Karakter van de beagle
De beagle is een vrolijke, evenwichtige en actieve hond. Hij is sociaal en aanhankelijk maar ook eigenzinnig, volhardend en zelfstandig. Hij is dol op snuffelen en buiten gaat hij het liefst zijn neus achterna. Daarnaast is hij dol op eten. In huis zijn beagles rustig, als ze buiten voldoende activiteit krijgen. Buiten zijn ze sportief en energiek. Als pup en jonge hond kunnen ze erg druk en springerig zijn en daarmee ook uw aandacht proberen af te dwingen.
Naar onbekenden zijn ze meestal vriendelijk. Met andere honden kunnen ze normaal gesproken ook prima omgaan, ze zijn immers gefokt om in meutes te werken. Reuen kunnen wel eens overheersend gedrag vertonen naar andere honden.

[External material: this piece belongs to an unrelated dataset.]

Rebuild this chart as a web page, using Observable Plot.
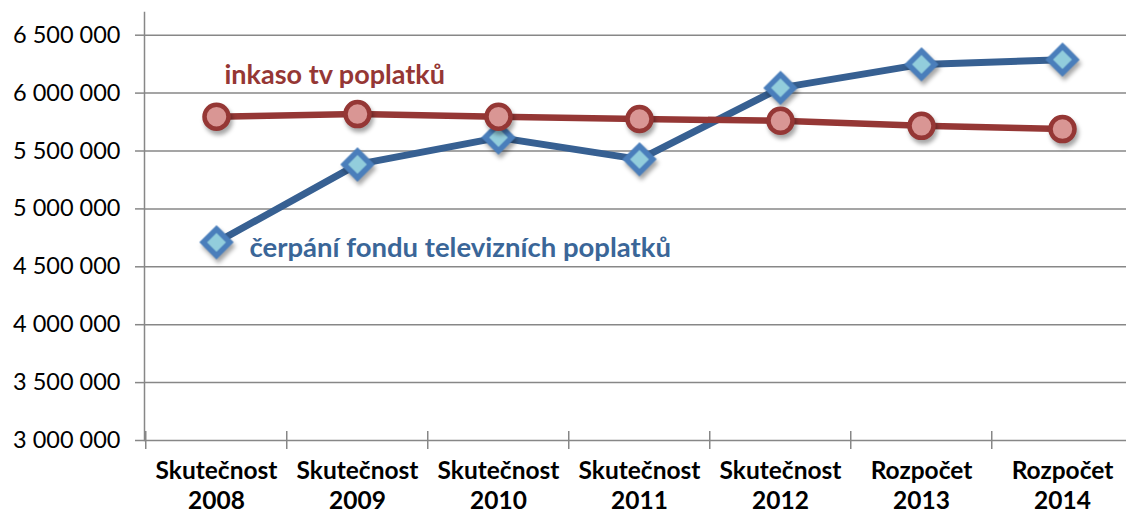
<!DOCTYPE html>
<html>
<head>
<meta charset="utf-8">
<script src="https://cdn.jsdelivr.net/npm/d3@7"></script>
<script src="https://cdn.jsdelivr.net/npm/@observablehq/plot@0.6"></script>
<style>
  html, body { margin: 0; padding: 0; background: white; }
  #chart { width: 1126px; height: 516px; overflow: hidden; }
</style>
</head>
<body>
<div id="chart"></div>
<script>
const categories = ["Skutečnost 2008", "Skutečnost 2009", "Skutečnost 2010", "Skutečnost 2011", "Skutečnost 2012", "Rozpočet 2013", "Rozpočet 2014"];
const inkaso = [5796000, 5819000, 5796000, 5776000, 5761000, 5717000, 5689000];
const cerpani = [4711000, 5384000, 5616000, 5428000, 6045000, 6248000, 6289000];
const yTicks = [3000000, 3500000, 4000000, 4500000, 5000000, 5500000, 6000000, 6500000];
const seriesNames = ["inkaso tv poplatků", "čerpání fondu televizních poplatků"];

const inkasoData = categories.map((c, i) => ({cat: c, value: inkaso[i]}));
const cerpaniData = categories.map((c, i) => ({cat: c, value: cerpani[i]}));
const labelData = [
  {name: seriesNames[0], cat: categories[0], value: 6150000},
  {name: seriesNames[1], cat: categories[0], value: 4665000}
];

const xRange = [144, 1134.5];
const step = (xRange[1] - xRange[0]) / categories.length;
const fmt = d => d3.format(",")(d).replace(/,/g, " ");

const red = "#953735", redFill = "#d99694";
const blueLine = "#376092", blueStroke = "#4a7ebb", blueFill = "#92cddc";
const grid = "#878787";

const svg = Plot.plot({
  width: 1126,
  height: 516,
  marginLeft: 144,
  marginRight: 0,
  marginTop: 12,
  marginBottom: 76,
  style: {fontFamily: "Lato, 'Open Sans', sans-serif", background: "white", color: "black"},
  x: {type: "point", domain: categories, range: xRange, padding: 0.5, label: null},
  y: {domain: [3000000, 6500000], range: [440, 34.7], label: null},
  marks: [
    Plot.gridY(yTicks, {stroke: grid, strokeOpacity: 1, strokeWidth: 1.5}),
    Plot.frame({anchor: "left", stroke: grid, strokeWidth: 1.5}),
    Plot.axisY(yTicks, {tickSize: 9, tickPadding: 15, tickFormat: fmt, fontSize: 23.5, stroke: grid, strokeWidth: 1.5, fill: "black", label: null}),
    Plot.ruleX(categories, {x: d => d, y1: 3000000, y2: 3000000, insetTop: -9, insetBottom: -9, dx: -step / 2, stroke: grid, strokeWidth: 1.5}),
    Plot.axisX({tickSize: 0, tickPadding: 17, tickFormat: d => d.replace(" ", "\n"), fontSize: 24.5, fontWeight: "bold", lineHeight: 1.24, fill: "black", label: null}),
    Plot.line(cerpaniData, {x: "cat", y: "value", stroke: blueLine, strokeWidth: 7}),
    Plot.dot(cerpaniData, {x: "cat", y: "value", symbol: "diamond2", r: 12, fill: blueFill, stroke: blueStroke, strokeWidth: 5.5}),
    Plot.line(inkasoData, {x: "cat", y: "value", stroke: red, strokeWidth: 6.5}),
    Plot.dot(inkasoData, {x: "cat", y: "value", r: 12, fill: redFill, stroke: red, strokeWidth: 4.5}),
    Plot.text(labelData.slice(0, 1), {x: "cat", y: "value", text: "name", textAnchor: "start", dx: 8, fontSize: 27, fontWeight: "bold", fill: red}),
    Plot.text(labelData.slice(1), {x: "cat", y: "value", text: "name", textAnchor: "start", dx: 33, fontSize: 27.5, fontWeight: "bold", fill: "#3a6698"})
  ]
});

d3.select(svg).selectAll('g[aria-label="dot"]').style("filter", "drop-shadow(2px 4px 2px rgba(0,0,0,0.35))");
document.getElementById("chart").appendChild(svg);
</script>
</body>
</html>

De beagle is een echte jachthond. Hij moet goed gesocialiseerd worden met katten en kleine huisdieren, en zelfs dan is het niet verstandig om dieren als konijnen met hem alleen te laten. Klein wild of vogels wekken zijn jachtpassie op en hij zal er graag achteraan willen.
Omgaan
Beagles kunnen doorgaans goed omgaan met kinderen en leuk met hen spelen. Let er echter wel op dat uw kinderen de pup niet nog drukker maken dan hij van nature al is en zorg ervoor dat de hond voldoende rust krijgt. Laat kinderen en honden nooit alleen.
Alleen zijn is voor de beagle erg moeilijk. Hij is gefokt om steeds in meutes of bij zijn eigenaar te zijn. Als hij zich alleen voelt, zal hij hard gaan huilen en blaffen en dat kan hij heel lang volhouden. Ook kan hij gaan slopen. Als u het voorzichtig opbouwt, kan de beagle wel leren even alleen te zijn, maar geen uren. Samen met een andere hond gaat het meestal beter, mits hij ook voldoende beweging en activiteiten krijgt om hem moe te maken. De beagle blaft zodra hij ‘onraad’ opmerkt, maar zal verder niets doen en is dus geen echte waakhond.
Historie
De beagle is afkomstig uit Engeland en werd daar gebruikt voor de jacht op klein wild als hazen en konijnen. Er werd gejaagd met meutes van zeker twintig honden, waar de jagers achteraan liepen. De honden moesten zelfstandig het wild zoeken met behulp van hun neus, en dan luid blaffend het dier opjagen. Binnen een meute waren verschillende taken: een leider, een aantal honden die op de flanken liepen en een groep volgers, vaak meer onervaren honden. Deze manier van jagen wordt beagling genoemd. Beagles worden ook wel individueel ingezet voor de jacht.
Uiterlijk
De beagle is een compacte, stevig maar niet grof gebouwde hond. Zijn rug is recht en sterk, zijn borstkas diep tot iets onder de ellebogen. Zijn staart is hoog aangezet, stevig en niet te lang. Hij wordt hoog gedragen, maar niet over de rug gekruld. De poten zijn stevig en recht.
De kop is vrij lang, krachtig maar niet grof en zonder rimpels. De stop (overgang tussen schedel en snuit) is duidelijk zichtbaar, de schedel en voorsnuit zijn ongeveer even lang. De neus is breed met wijde neusgaten. De oren zijn laag aangezet en zo lang dat ze bijna tot aan de neuspunt kunnen worden gelegd. Ze zijn afgerond en hangen langs de kop omlaag. De ogen zijn vrij groot.
De vacht van de beagle is kort, dicht en weerbestendig. Alle erkende brakkenkleuren zijn toegestaan, zoals rood, tarwe, zand, black and tan, blauw of effen grijs, behalve leverkleurig. Driekleurige dieren met zwart, rood en wit komen echter het meeste voor. De staartpunt moet altijd wit zijn.
De ogen zijn donkerbruin of hazelnootkleurig, de neus liefst zwart hoewel hij bij lichtgekleurde honden ook wat lichter mag zijn.
De schouderhoogte van de beagle is 33 tot 41 centimeter, het gewicht ligt tussen 10 en 18 kilo.
In Nederland is de beagle vooral een gezinshond geworden. Ook in heel veel andere landen is de beagle populair, als jachthond, gezinshond of werkhond. Zo worden beagles met hun scherpe neus succesvol ingezet als speurhond door de douane, bijvoorbeeld op vliegvelden. Daarnaast zijn beagles veel gebruikt als proefdier. Het ras wordt ingedeeld bij rasgroep 6, ‘Lopende honden en zweethonden’. Dit worden ook wel ‘brakken’ genoemd. De beagle wordt gemiddeld zo’n 13 jaar oud.